Resta avaliar os "engenhos" (parafraseando o eminente Ministro César Peluzo) que provocaram uma precariedade jurídica. Sobre isto, o que faz com que um Partido Político se interponha, numa prontidão invejável, a uma relação interpessoal sem causa ou figura jurídicas? Agrava que o assunto versa sobre o caso de um menino exclusivamente estrangeiro, consoante os termos do art. 95, do Ato das Disposições Constitucionais Transitórias, redação do art. 2º da Emenda Constitucional nº 54/2007.  E, mais, que se encontra em situação irregular no país, haja vista os termos do art. 7º, inc. I, da Lei nº 6.815/80, sujeito, inclusive, a deportação (art. 57, da lei citada). 
Agora, a vontade política e, no seu contexto, o sentimentalismo ingênuo que move terras e articula a inteligência humana até mesmo para deturpar a razão e a ordem natural das coisas, essa não tem como ser cogitada a priori, eis que o coração humano, assim dos bons e dos maus, é sempre um tesouro imperscrutável. Imperscrutável e difícil de entender!

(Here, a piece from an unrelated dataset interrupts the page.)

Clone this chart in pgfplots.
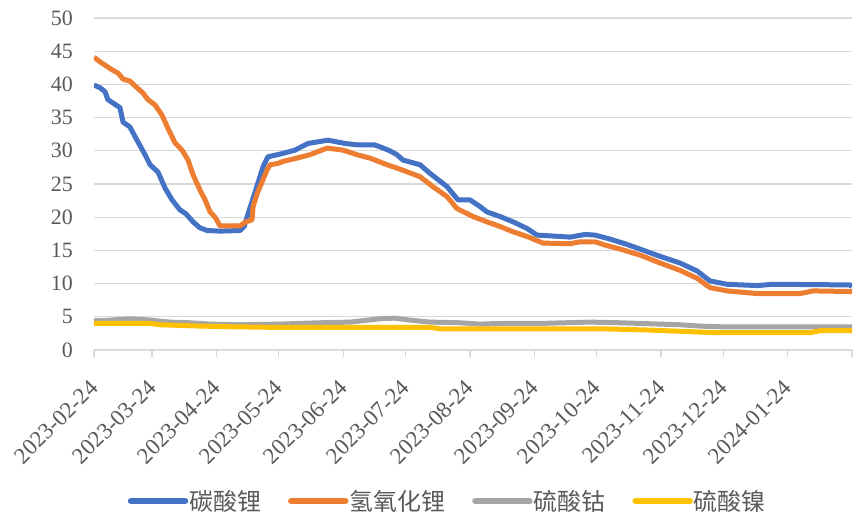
\documentclass[border=0pt]{standalone}
\usepackage{fontspec}
\setmainfont{Liberation Serif}
\newfontfamily\cjk{Noto Sans CJK SC}
\usepackage{pgfplots}
\pgfplotsset{compat=1.18}
\definecolor{cBlue}{HTML}{4472C4}
\definecolor{cOrange}{HTML}{ED7D31}
\definecolor{cGrey}{HTML}{A5A5A5}
\definecolor{cYellow}{HTML}{FFC000}
\definecolor{gridgray}{HTML}{D9D9D9}
\definecolor{labelgray}{HTML}{595959}
\begin{document}
\begin{tikzpicture}
\path[use as bounding box] (0bp,0bp) rectangle (854bp,517bp);
\begin{axis}[
  at={(94bp,167bp)}, anchor=south west,
  scale only axis, width=758bp, height=332bp,
  xmin=0, xmax=365, ymin=0, ymax=50,
  axis x line*=bottom, axis y line*=left,
  x axis line style={draw=gridgray, line width=1.3bp, -},
  y axis line style={draw=none},
  ytick={0,5,...,50}, ymajorgrids,
  grid style={gridgray, line width=1.3bp},
  xtick={0,28,59,89,120,150,181,212,242,273,303,334,365},
  xticklabels={2023-02-24,2023-03-24,2023-04-24,2023-05-24,2023-06-24,2023-07-24,2023-08-24,2023-09-24,2023-10-24,2023-11-24,2023-12-24,2024-01-24,{}},
  xtick align=outside, major tick length=7bp,
  xtick style={draw=gridgray, line width=1.3bp},
  ytick style={draw=none},
  tick label style={font=\fontsize{22}{24}\selectfont, text=labelgray},
  /pgf/number format/assume math mode=true,
  yticklabel style={anchor=east, inner sep=0pt, xshift=-21bp},
  xticklabel style={font=\fontsize{23}{25}\selectfont, inner sep=0pt, yshift=-27bp, rotate=45, anchor=east},
  every axis plot/.append style={line width=5bp, line join=round, mark=none},
  legend style={at={(0.466,-0.455)}, anchor=center, draw=none, fill=none,
    legend columns=4, font=\cjk\fontsize{24}{26}\selectfont, text=labelgray,
    /tikz/every even column/.append style={column sep=26bp},
    nodes={inner sep=1bp}},
  legend image code/.code={\draw[#1, line width=6.5bp, line cap=round] (0bp,0bp) -- (54bp,0bp);},
]
\addplot[cBlue] coordinates {
(0,39.9)(2.9,39.5)(5.3,38.9)(6.7,37.7)(10.1,37.0)(12.5,36.5)(14.0,34.3)(17.3,33.6)
(20.7,31.6)(24.6,29.4)(27.0,27.9)(30.8,26.8)(34.2,24.4)(37.6,22.6)(41.4,21.1)(44.3,20.5)
(47.7,19.3)(51.0,18.4)(54.4,18.0)(60.7,17.9)(70.3,18.0)(72.3,18.6)(74.7,21.0)(77.6,23.8)
(81.4,27.6)(83.8,29.1)(89.6,29.5)(96.8,30.1)(103.0,31.1)(112.7,31.6)(120.9,31.1)(126.7,30.9)
(135.0,30.9)(137.7,30.6)(142.5,30.0)(145.9,29.4)(148.8,28.6)(157.0,27.9)(161.8,26.6)
(170.0,24.6)(175.3,22.6)(181.1,22.6)(185.9,21.6)(189.2,20.8)(195.5,20.1)(201.8,19.3)
(208.5,18.3)(213.3,17.3)(224.4,17.1)(229.2,17.0)(236.4,17.4)(241.3,17.3)(248.5,16.7)
(255.7,16.0)(262.9,15.2)(272.6,14.1)(282.2,13.1)(290.4,11.9)(296.6,10.4)(304.8,9.9)
(319.3,9.7)(327.0,9.9)(364.0,9.8)(365,9.5)
};
\addlegendentry{碳酸锂}
\addplot[cOrange] coordinates {
(0,44.1)(2.9,43.4)(5.3,42.9)(8.7,42.2)(11.6,41.7)(14.0,40.8)(17.3,40.5)(20.7,39.5)
(23.6,38.7)(26.0,37.7)(29.4,36.9)(32.7,35.4)(35.6,33.4)(39.0,31.2)(42.4,30.1)(45.3,28.6)
(47.7,26.4)(51.0,24.1)(53.5,22.6)(55.9,20.8)(58.3,20.0)(60.7,18.7)(70.3,18.7)(73.2,19.3)
(76.1,19.6)(76.6,21.6)(78.6,23.6)(83.3,27.1)(84.8,27.9)(88.6,28.1)(91.0,28.4)(97.7,28.9)
(103.9,29.4)(112.2,30.4)(119.9,30.1)(126.7,29.4)(132.9,28.9)(141.1,27.9)(145.9,27.4)
(157.0,26.1)(163.2,24.6)(170.0,23.1)(174.8,21.3)(182.5,20.1)(189.2,19.3)(195.5,18.6)
(201.8,17.8)(208.5,17.1)(216.2,16.1)(229.2,16.0)(234.0,16.3)(241.3,16.3)(246.1,15.8)
(253.3,15.2)(262.9,14.3)(272.6,13.1)(282.2,12.0)(290.4,10.8)(296.6,9.4)(304.8,8.9)
(319.3,8.5)(340.0,8.5)(346.3,8.9)(365,8.8)
};
\addlegendentry{氢氧化锂}
\addplot[cGrey] coordinates {
(0,4.4)(7.7,4.5)(17.3,4.7)(27.0,4.5)(36.6,4.2)(46.2,4.1)(55.9,3.9)(70.3,3.8)(89.6,3.9)
(108.8,4.1)(123.3,4.2)(137.7,4.7)(144.9,4.8)(152.2,4.5)(161.8,4.2)(176.2,4.1)(185.9,3.9)
(195.5,4.0)(214.8,4.0)(238.9,4.2)(253.3,4.1)(272.6,3.9)(282.2,3.8)(291.8,3.6)(301.5,3.5)
(320.7,3.5)(365,3.5)
};
\addlegendentry{硫酸钴}
\addplot[cYellow] coordinates {
(0,4.0)(27.0,4.0)(31.8,3.8)(51.0,3.6)(65.5,3.5)(89.6,3.4)(161.8,3.4)(166.6,3.2)
(243.7,3.2)(267.7,3.0)(291.8,2.7)(301.5,2.6)(344.8,2.6)(349.6,2.9)(365,2.9)
};
\addlegendentry{硫酸镍}
\end{axis}
\end{tikzpicture}
\end{document}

Mas, foi em face da pedagogia empreendida, com muito brilho e clareza, pela ilustrada Ministra Ellen Gracie, sob cuja Presidência, aliás, instituiu o já mencionado Grupo de Trabalho junto ao STF para orientar a Nação sobre os nobilitantes aspectos da Convenção de Haia, que ficou definitivamente esclarecido que a norma convencional focada de nenhum modo colide com a Constituição da República Federativa do Brasil em quaisquer de seus termos ou enunciados.

Antes pelo contrário: é mecanismo para garantir a efetivação de seus próprios preceitos fundamentais.

Dentro de um tal panorama, eis que a Suprema Corte poderia até mesmo fazer expedir uma Ordem de habeas corpus em favor de quem, na forma da Convenção de Haia, se acha privado de seu direito subjetivo de regressar, de imediato, ao lugar de sua residência habitual (art. 654, § 2º, do Código de Processo Penal).
Certamente não o fizera – ainda – em homenagem à estrutura que organiza o sistema judicial brasileiro, conforme os termos da Constituição Federal que encontra no próprio STF o seu maior guardião como suporte do regime democrático e do Estado de Direito entre nós.